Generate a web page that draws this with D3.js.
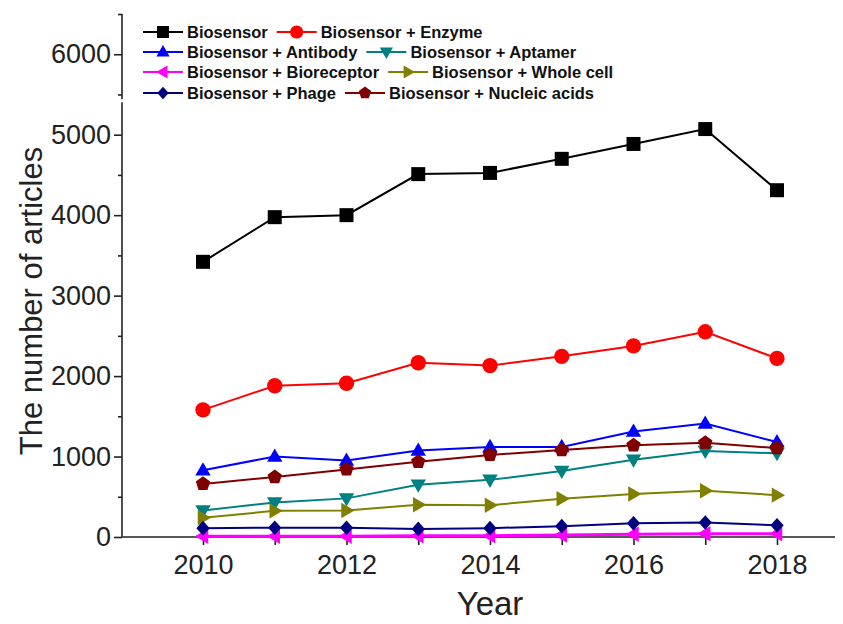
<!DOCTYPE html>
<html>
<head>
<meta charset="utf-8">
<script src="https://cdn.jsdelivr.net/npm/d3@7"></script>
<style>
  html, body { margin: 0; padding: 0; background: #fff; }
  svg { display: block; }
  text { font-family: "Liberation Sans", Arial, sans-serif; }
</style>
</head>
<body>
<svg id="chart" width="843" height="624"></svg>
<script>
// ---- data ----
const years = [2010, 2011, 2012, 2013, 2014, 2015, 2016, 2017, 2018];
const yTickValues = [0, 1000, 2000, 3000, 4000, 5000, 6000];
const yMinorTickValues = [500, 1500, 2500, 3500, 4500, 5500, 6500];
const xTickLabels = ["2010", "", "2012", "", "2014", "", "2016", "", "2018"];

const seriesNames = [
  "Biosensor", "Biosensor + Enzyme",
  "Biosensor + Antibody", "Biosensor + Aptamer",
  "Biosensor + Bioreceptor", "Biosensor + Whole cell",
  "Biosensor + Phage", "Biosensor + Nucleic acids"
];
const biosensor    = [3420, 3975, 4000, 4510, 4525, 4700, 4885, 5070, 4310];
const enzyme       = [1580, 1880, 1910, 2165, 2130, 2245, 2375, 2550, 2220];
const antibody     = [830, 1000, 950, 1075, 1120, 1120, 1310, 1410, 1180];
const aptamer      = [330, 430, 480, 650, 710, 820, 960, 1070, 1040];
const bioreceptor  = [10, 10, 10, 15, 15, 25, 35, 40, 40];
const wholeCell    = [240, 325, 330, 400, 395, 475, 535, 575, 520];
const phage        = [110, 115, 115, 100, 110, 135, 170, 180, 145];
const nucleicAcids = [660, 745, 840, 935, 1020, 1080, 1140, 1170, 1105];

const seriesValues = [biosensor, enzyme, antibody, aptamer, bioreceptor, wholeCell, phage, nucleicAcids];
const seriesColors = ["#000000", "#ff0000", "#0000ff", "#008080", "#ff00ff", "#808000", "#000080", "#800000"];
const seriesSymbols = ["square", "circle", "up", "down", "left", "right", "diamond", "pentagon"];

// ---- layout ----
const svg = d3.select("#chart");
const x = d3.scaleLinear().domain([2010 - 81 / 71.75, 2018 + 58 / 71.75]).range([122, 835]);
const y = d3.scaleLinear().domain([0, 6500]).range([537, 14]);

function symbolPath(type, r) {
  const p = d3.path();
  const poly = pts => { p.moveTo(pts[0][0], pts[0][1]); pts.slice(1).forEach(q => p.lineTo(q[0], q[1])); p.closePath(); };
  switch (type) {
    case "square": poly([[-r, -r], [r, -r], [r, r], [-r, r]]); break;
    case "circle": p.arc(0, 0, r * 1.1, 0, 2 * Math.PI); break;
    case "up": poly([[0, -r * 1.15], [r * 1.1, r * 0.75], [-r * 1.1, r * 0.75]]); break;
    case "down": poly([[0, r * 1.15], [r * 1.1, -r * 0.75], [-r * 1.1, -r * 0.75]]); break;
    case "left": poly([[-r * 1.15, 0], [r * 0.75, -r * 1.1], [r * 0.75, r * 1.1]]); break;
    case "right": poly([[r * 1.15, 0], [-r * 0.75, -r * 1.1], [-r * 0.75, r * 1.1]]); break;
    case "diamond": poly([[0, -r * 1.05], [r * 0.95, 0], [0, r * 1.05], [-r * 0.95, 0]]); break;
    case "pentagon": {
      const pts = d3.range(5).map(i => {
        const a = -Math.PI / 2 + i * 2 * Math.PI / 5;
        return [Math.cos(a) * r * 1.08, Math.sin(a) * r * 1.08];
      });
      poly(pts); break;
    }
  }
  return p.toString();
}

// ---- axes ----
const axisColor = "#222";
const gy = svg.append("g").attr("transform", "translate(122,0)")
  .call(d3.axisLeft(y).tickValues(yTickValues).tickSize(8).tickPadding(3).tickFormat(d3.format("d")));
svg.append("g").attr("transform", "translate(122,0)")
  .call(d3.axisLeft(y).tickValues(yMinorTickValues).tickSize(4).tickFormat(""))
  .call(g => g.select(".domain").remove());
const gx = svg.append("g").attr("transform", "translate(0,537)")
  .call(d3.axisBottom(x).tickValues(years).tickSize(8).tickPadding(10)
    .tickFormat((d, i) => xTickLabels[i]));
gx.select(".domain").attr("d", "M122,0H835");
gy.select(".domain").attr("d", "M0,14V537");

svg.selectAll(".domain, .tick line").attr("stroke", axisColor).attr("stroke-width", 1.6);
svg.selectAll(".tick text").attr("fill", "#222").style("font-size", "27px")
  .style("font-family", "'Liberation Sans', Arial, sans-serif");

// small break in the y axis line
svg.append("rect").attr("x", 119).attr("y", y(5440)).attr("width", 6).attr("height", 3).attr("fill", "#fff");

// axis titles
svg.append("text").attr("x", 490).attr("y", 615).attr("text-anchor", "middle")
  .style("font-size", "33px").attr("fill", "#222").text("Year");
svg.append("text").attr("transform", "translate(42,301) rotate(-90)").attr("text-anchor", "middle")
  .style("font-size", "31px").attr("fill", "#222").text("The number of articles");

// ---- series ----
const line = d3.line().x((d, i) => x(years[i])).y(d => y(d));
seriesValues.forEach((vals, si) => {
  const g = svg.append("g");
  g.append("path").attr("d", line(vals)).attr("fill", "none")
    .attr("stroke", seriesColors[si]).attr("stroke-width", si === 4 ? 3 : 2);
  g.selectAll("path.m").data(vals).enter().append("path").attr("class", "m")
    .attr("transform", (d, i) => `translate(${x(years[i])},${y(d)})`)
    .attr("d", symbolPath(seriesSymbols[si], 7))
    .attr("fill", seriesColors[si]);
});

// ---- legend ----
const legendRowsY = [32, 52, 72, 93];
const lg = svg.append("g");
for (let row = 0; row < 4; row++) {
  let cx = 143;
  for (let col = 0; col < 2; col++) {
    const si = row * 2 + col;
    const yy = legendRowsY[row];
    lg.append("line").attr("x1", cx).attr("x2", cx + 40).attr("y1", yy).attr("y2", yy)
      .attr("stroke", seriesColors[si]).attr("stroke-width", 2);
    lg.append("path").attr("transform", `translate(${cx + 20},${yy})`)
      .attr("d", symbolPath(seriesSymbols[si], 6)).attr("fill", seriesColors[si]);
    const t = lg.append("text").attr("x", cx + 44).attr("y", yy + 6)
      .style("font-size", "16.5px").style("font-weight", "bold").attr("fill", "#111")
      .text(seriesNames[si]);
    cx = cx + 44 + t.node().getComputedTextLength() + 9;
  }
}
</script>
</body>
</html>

----

## [Directions]
Return the material exactly as given, apart from the pictures.

## [Expected answer]
Generate a web page that draws this with D3.js.
<!DOCTYPE html>
<html>
<head>
<meta charset="utf-8">
<script src="https://cdn.jsdelivr.net/npm/d3@7"></script>
<style>
  html, body { margin: 0; padding: 0; background: #fff; }
  svg { display: block; }
  text { font-family: "Liberation Sans", Arial, sans-serif; }
</style>
</head>
<body>
<svg id="chart" width="843" height="624"></svg>
<script>
// ---- data ----
const years = [2010, 2011, 2012, 2013, 2014, 2015, 2016, 2017, 2018];
const yTickValues = [0, 1000, 2000, 3000, 4000, 5000, 6000];
const yMinorTickValues = [500, 1500, 2500, 3500, 4500, 5500, 6500];
const xTickLabels = ["2010", "", "2012", "", "2014", "", "2016", "", "2018"];

const seriesNames = [
  "Biosensor", "Biosensor + Enzyme",
  "Biosensor + Antibody", "Biosensor + Aptamer",
  "Biosensor + Bioreceptor", "Biosensor + Whole cell",
  "Biosensor + Phage", "Biosensor + Nucleic acids"
];
const biosensor    = [3420, 3975, 4000, 4510, 4525, 4700, 4885, 5070, 4310];
const enzyme       = [1580, 1880, 1910, 2165, 2130, 2245, 2375, 2550, 2220];
const antibody     = [830, 1000, 950, 1075, 1120, 1120, 1310, 1410, 1180];
const aptamer      = [330, 430, 480, 650, 710, 820, 960, 1070, 1040];
const bioreceptor  = [10, 10, 10, 15, 15, 25, 35, 40, 40];
const wholeCell    = [240, 325, 330, 400, 395, 475, 535, 575, 520];
const phage        = [110, 115, 115, 100, 110, 135, 170, 180, 145];
const nucleicAcids = [660, 745, 840, 935, 1020, 1080, 1140, 1170, 1105];

const seriesValues = [biosensor, enzyme, antibody, aptamer, bioreceptor, wholeCell, phage, nucleicAcids];
const seriesColors = ["#000000", "#ff0000", "#0000ff", "#008080", "#ff00ff", "#808000", "#000080", "#800000"];
const seriesSymbols = ["square", "circle", "up", "down", "left", "right", "diamond", "pentagon"];

// ---- layout ----
const svg = d3.select("#chart");
const x = d3.scaleLinear().domain([2010 - 81 / 71.75, 2018 + 58 / 71.75]).range([122, 835]);
const y = d3.scaleLinear().domain([0, 6500]).range([537, 14]);

function symbolPath(type, r) {
  const p = d3.path();
  const poly = pts => { p.moveTo(pts[0][0], pts[0][1]); pts.slice(1).forEach(q => p.lineTo(q[0], q[1])); p.closePath(); };
  switch (type) {
    case "square": poly([[-r, -r], [r, -r], [r, r], [-r, r]]); break;
    case "circle": p.arc(0, 0, r * 1.1, 0, 2 * Math.PI); break;
    case "up": poly([[0, -r * 1.15], [r * 1.1, r * 0.75], [-r * 1.1, r * 0.75]]); break;
    case "down": poly([[0, r * 1.15], [r * 1.1, -r * 0.75], [-r * 1.1, -r * 0.75]]); break;
    case "left": poly([[-r * 1.15, 0], [r * 0.75, -r * 1.1], [r * 0.75, r * 1.1]]); break;
    case "right": poly([[r * 1.15, 0], [-r * 0.75, -r * 1.1], [-r * 0.75, r * 1.1]]); break;
    case "diamond": poly([[0, -r * 1.05], [r * 0.95, 0], [0, r * 1.05], [-r * 0.95, 0]]); break;
    case "pentagon": {
      const pts = d3.range(5).map(i => {
        const a = -Math.PI / 2 + i * 2 * Math.PI / 5;
        return [Math.cos(a) * r * 1.08, Math.sin(a) * r * 1.08];
      });
      poly(pts); break;
    }
  }
  return p.toString();
}

// ---- axes ----
const axisColor = "#222";
const gy = svg.append("g").attr("transform", "translate(122,0)")
  .call(d3.axisLeft(y).tickValues(yTickValues).tickSize(8).tickPadding(3).tickFormat(d3.format("d")));
svg.append("g").attr("transform", "translate(122,0)")
  .call(d3.axisLeft(y).tickValues(yMinorTickValues).tickSize(4).tickFormat(""))
  .call(g => g.select(".domain").remove());
const gx = svg.append("g").attr("transform", "translate(0,537)")
  .call(d3.axisBottom(x).tickValues(years).tickSize(8).tickPadding(10)
    .tickFormat((d, i) => xTickLabels[i]));
gx.select(".domain").attr("d", "M122,0H835");
gy.select(".domain").attr("d", "M0,14V537");

svg.selectAll(".domain, .tick line").attr("stroke", axisColor).attr("stroke-width", 1.6);
svg.selectAll(".tick text").attr("fill", "#222").style("font-size", "27px")
  .style("font-family", "'Liberation Sans', Arial, sans-serif");

// small break in the y axis line
svg.append("rect").attr("x", 119).attr("y", y(5440)).attr("width", 6).attr("height", 3).attr("fill", "#fff");

// axis titles
svg.append("text").attr("x", 490).attr("y", 615).attr("text-anchor", "middle")
  .style("font-size", "33px").attr("fill", "#222").text("Year");
svg.append("text").attr("transform", "translate(42,301) rotate(-90)").attr("text-anchor", "middle")
  .style("font-size", "31px").attr("fill", "#222").text("The number of articles");

// ---- series ----
const line = d3.line().x((d, i) => x(years[i])).y(d => y(d));
seriesValues.forEach((vals, si) => {
  const g = svg.append("g");
  g.append("path").attr("d", line(vals)).attr("fill", "none")
    .attr("stroke", seriesColors[si]).attr("stroke-width", si === 4 ? 3 : 2);
  g.selectAll("path.m").data(vals).enter().append("path").attr("class", "m")
    .attr("transform", (d, i) => `translate(${x(years[i])},${y(d)})`)
    .attr("d", symbolPath(seriesSymbols[si], 7))
    .attr("fill", seriesColors[si]);
});

// ---- legend ----
const legendRowsY = [32, 52, 72, 93];
const lg = svg.append("g");
for (let row = 0; row < 4; row++) {
  let cx = 143;
  for (let col = 0; col < 2; col++) {
    const si = row * 2 + col;
    const yy = legendRowsY[row];
    lg.append("line").attr("x1", cx).attr("x2", cx + 40).attr("y1", yy).attr("y2", yy)
      .attr("stroke", seriesColors[si]).attr("stroke-width", 2);
    lg.append("path").attr("transform", `translate(${cx + 20},${yy})`)
      .attr("d", symbolPath(seriesSymbols[si], 6)).attr("fill", seriesColors[si]);
    const t = lg.append("text").attr("x", cx + 44).attr("y", yy + 6)
      .style("font-size", "16.5px").style("font-weight", "bold").attr("fill", "#111")
      .text(seriesNames[si]);
    cx = cx + 44 + t.node().getComputedTextLength() + 9;
  }
}
</script>
</body>
</html>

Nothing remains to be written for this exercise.